* [Exercise requirements] From the top of the entries, reproduce each line exactly, stopping after the line that contains "import pandas as pd". Omit pictures.

(Records contained in a dataset)
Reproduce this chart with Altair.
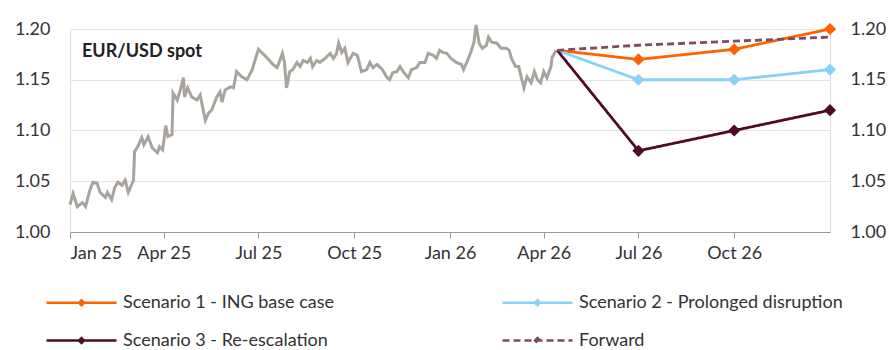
import altair as alt
import pandas as pd

# ---- EUR/USD spot ----
spot_dates = [
    "2025-01-01", "2025-01-04", "2025-01-08", "2025-01-13", "2025-01-16", "2025-01-20", "2025-01-23",
    "2025-01-27", "2025-01-30", "2025-02-04", "2025-02-06", "2025-02-10", "2025-02-13", "2025-02-16",
    "2025-02-20", "2025-02-23", "2025-02-26", "2025-03-03", "2025-03-04", "2025-03-07", "2025-03-11",
    "2025-03-13", "2025-03-17", "2025-03-21", "2025-03-26", "2025-03-28", "2025-03-31", "2025-04-03",
    "2025-04-05", "2025-04-09", "2025-04-10", "2025-04-14", "2025-04-17", "2025-04-20", "2025-04-21",
    "2025-04-24", "2025-04-28", "2025-05-03", "2025-05-06", "2025-05-11", "2025-05-14", "2025-05-17",
    "2025-05-22", "2025-05-25", "2025-05-27", "2025-05-30", "2025-06-04", "2025-06-07", "2025-06-10",
    "2025-06-15", "2025-06-20", "2025-06-25", "2025-07-01", "2025-07-05", "2025-07-09", "2025-07-15",
    "2025-07-19", "2025-07-24", "2025-07-26", "2025-07-28", "2025-07-31", "2025-08-03", "2025-08-07",
    "2025-08-10", "2025-08-13", "2025-08-17", "2025-08-20", "2025-08-22", "2025-08-26", "2025-08-29",
    "2025-09-03", "2025-09-08", "2025-09-11", "2025-09-14", "2025-09-16", "2025-09-19", "2025-09-22",
    "2025-09-25", "2025-09-30", "2025-10-04", "2025-10-08", "2025-10-13", "2025-10-16", "2025-10-19",
    "2025-10-23", "2025-10-28", "2025-11-01", "2025-11-04", "2025-11-07", "2025-11-11", "2025-11-14",
    "2025-11-17", "2025-11-22", "2025-11-25", "2025-11-30", "2025-12-03", "2025-12-08", "2025-12-11",
    "2025-12-16", "2025-12-19", "2025-12-22", "2025-12-25", "2025-12-29", "2026-01-02", "2026-01-07",
    "2026-01-12", "2026-01-14", "2026-01-17", "2026-01-21", "2026-01-24", "2026-01-26", "2026-01-29",
    "2026-02-01", "2026-02-05", "2026-02-07", "2026-02-10", "2026-02-15", "2026-02-19", "2026-02-24",
    "2026-02-27", "2026-03-01", "2026-03-05", "2026-03-08", "2026-03-11", "2026-03-13", "2026-03-16",
    "2026-03-20", "2026-03-23", "2026-03-26", "2026-03-29", "2026-04-01", "2026-04-04", "2026-04-08",
    "2026-04-09", "2026-04-13",
]
spot_values = [
    1.027, 1.038, 1.025, 1.029, 1.025, 1.041, 1.049,
    1.048, 1.039, 1.034, 1.039, 1.032, 1.044, 1.049,
    1.046, 1.051, 1.039, 1.051, 1.079, 1.084, 1.093,
    1.086, 1.094, 1.083, 1.078, 1.084, 1.081, 1.105,
    1.094, 1.096, 1.137, 1.130, 1.140, 1.152, 1.133,
    1.142, 1.133, 1.130, 1.135, 1.110, 1.117, 1.120,
    1.133, 1.138, 1.128, 1.140, 1.143, 1.142, 1.158,
    1.153, 1.150, 1.160, 1.180, 1.176, 1.172, 1.165,
    1.162, 1.176, 1.167, 1.142, 1.158, 1.160, 1.167,
    1.163, 1.169, 1.167, 1.171, 1.163, 1.169, 1.167,
    1.171, 1.176, 1.171, 1.176, 1.186, 1.177, 1.181,
    1.167, 1.176, 1.174, 1.158, 1.160, 1.167, 1.162,
    1.165, 1.160, 1.153, 1.150, 1.157, 1.158, 1.163,
    1.158, 1.152, 1.160, 1.162, 1.167, 1.167, 1.176,
    1.174, 1.171, 1.179, 1.177, 1.176, 1.171, 1.167,
    1.165, 1.160, 1.167, 1.177, 1.187, 1.204, 1.186,
    1.181, 1.184, 1.192, 1.187, 1.186, 1.181, 1.181,
    1.179, 1.171, 1.163, 1.163, 1.150, 1.142, 1.153,
    1.147, 1.158, 1.150, 1.147, 1.158, 1.152, 1.163,
    1.172, 1.179,
]

# ---- Scenarios & forward ----
scen_dates = ["2026-04-14", "2026-07-01", "2026-10-01", "2027-01-01"]
scenario1 = [1.179, 1.17, 1.18, 1.20]
scenario2 = [1.179, 1.15, 1.15, 1.16]
scenario3 = [1.179, 1.08, 1.10, 1.12]
forward = [1.179, 1.184, 1.188, 1.192]

series_names = [
    "Scenario 1 - ING base case",
    "Scenario 2 - Prolonged disruption",
    "Scenario 3 - Re-escalation",
    "Forward",
]
series_colors = ["#FF6200", "#89D2F7", "#4F0A2A", "#7E4A66"]
series_dash = [[1, 0], [1, 0], [1, 0], [7, 4]]

x_ticks = ["2025-01-01", "2025-04-01", "2025-07-01", "2025-10-01",
           "2026-01-01", "2026-04-01", "2026-07-01", "2026-10-01"]

FONT = "Lato"
TXT = "#333333"

spot_df = pd.DataFrame({"date": spot_dates, "value": spot_values})

rows = []
for name, vals, col in zip(series_names, [scenario1, scenario2, scenario3, forward], series_colors):
    for d, v in zip(scen_dates, vals):
        rows.append({"series": name, "date": d, "value": v, "color": col})
scen_df = pd.DataFrame(rows)
pts_df = scen_df[(scen_df["series"] != "Forward") & (scen_df["date"] != scen_dates[0])]

x_scale = alt.Scale(type="utc", domain=[{"year": 2025, "month": 1, "date": 1, "utc": True},
                                        {"year": 2027, "month": 1, "date": 1, "utc": True}])
y_scale = alt.Scale(domain=[1.0, 1.2], nice=False, zero=False)

x_axis = alt.Axis(
    values=[alt.DateTime(year=int(t[:4]), month=int(t[5:7]), date=1, utc=True) for t in x_ticks],
    labelExpr="utcFormat(datum.value, '%b %y')", title=None, grid=False,
    domainColor="#9a9a9a", tickColor="#9a9a9a", tickSize=6, domainWidth=1,
    labelFontSize=18, labelColor=TXT, labelFont=FONT, labelPadding=6,
)

spot = alt.Chart(spot_df).mark_line(color="#A8A39D", strokeWidth=3).encode(
    x=alt.X("date:T", scale=x_scale, axis=x_axis),
    y=alt.Y("value:Q", scale=y_scale, axis=alt.Axis(
        values=[1.0, 1.05, 1.1, 1.15, 1.2], format=".2f", title=None, orient="left",
        ticks=False, domain=False, grid=True, gridColor="#e3e3e3", gridWidth=1,
        labelFontSize=18, labelColor=TXT, labelFont=FONT, labelPadding=20)),
)

legend = alt.Legend(
    title=None, orient="none", legendX=-25, legendY=262, columns=2, direction="horizontal",
    symbolType="M-1,0L6,0M2.25,0L2.5,-0.25L2.75,0L2.5,0.25Z",
    symbolSize=400, symbolStrokeWidth=2.5, labelOffset=55,
    labelFontSize=18, labelFont=FONT, labelColor=TXT, labelLimit=400,
    columnPadding=163, rowPadding=17,
)

lines = alt.Chart(scen_df).mark_line(strokeWidth=2.8).encode(
    x=alt.X("date:T", scale=x_scale),
    y=alt.Y("value:Q", scale=y_scale, axis=alt.Axis(
        values=[1.0, 1.05, 1.1, 1.15, 1.2], format=".2f", title=None, orient="right",
        ticks=False, domain=False, grid=False,
        labelFontSize=18, labelColor=TXT, labelFont=FONT, labelPadding=20)),
    color=alt.Color("series:N", scale=alt.Scale(domain=series_names, range=series_colors), legend=legend),
    strokeDash=alt.StrokeDash("series:N", scale=alt.Scale(domain=series_names, range=series_dash), legend=legend),
)

pts = alt.Chart(pts_df).mark_point(shape="diamond", filled=True, size=150, opacity=1).encode(
    x=alt.X("date:T", scale=x_scale),
    y=alt.Y("value:Q", scale=y_scale, axis=None),
    color=alt.Color("color:N", scale=None),
)

label = alt.Chart(pd.DataFrame({"t": ["EUR/USD spot"]})).mark_text(
    align="left", baseline="middle", fontSize=18, fontWeight="bold", font=FONT, color="#222222"
).encode(x=alt.value(12), y=alt.value(23), text="t:N")

chart = alt.layer(spot, lines, pts, label).resolve_scale(y="independent").properties(
    width=760, height=203,
    autosize=alt.AutoSizeParams(type="none"),
    padding={"left": 70, "top": 29, "right": 59, "bottom": 118},
).configure_view(stroke=None).configure(background="white")

chart.save("out.html", embed_options={"renderer": "svg", "actions": False})
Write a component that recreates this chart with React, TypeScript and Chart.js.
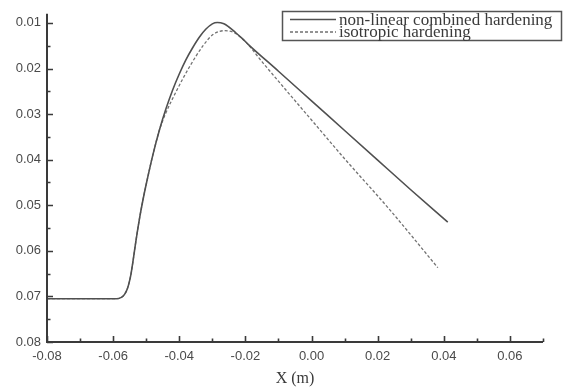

* [The solution]
Reproduce this chart with Altair.
import altair as alt
import pandas as pd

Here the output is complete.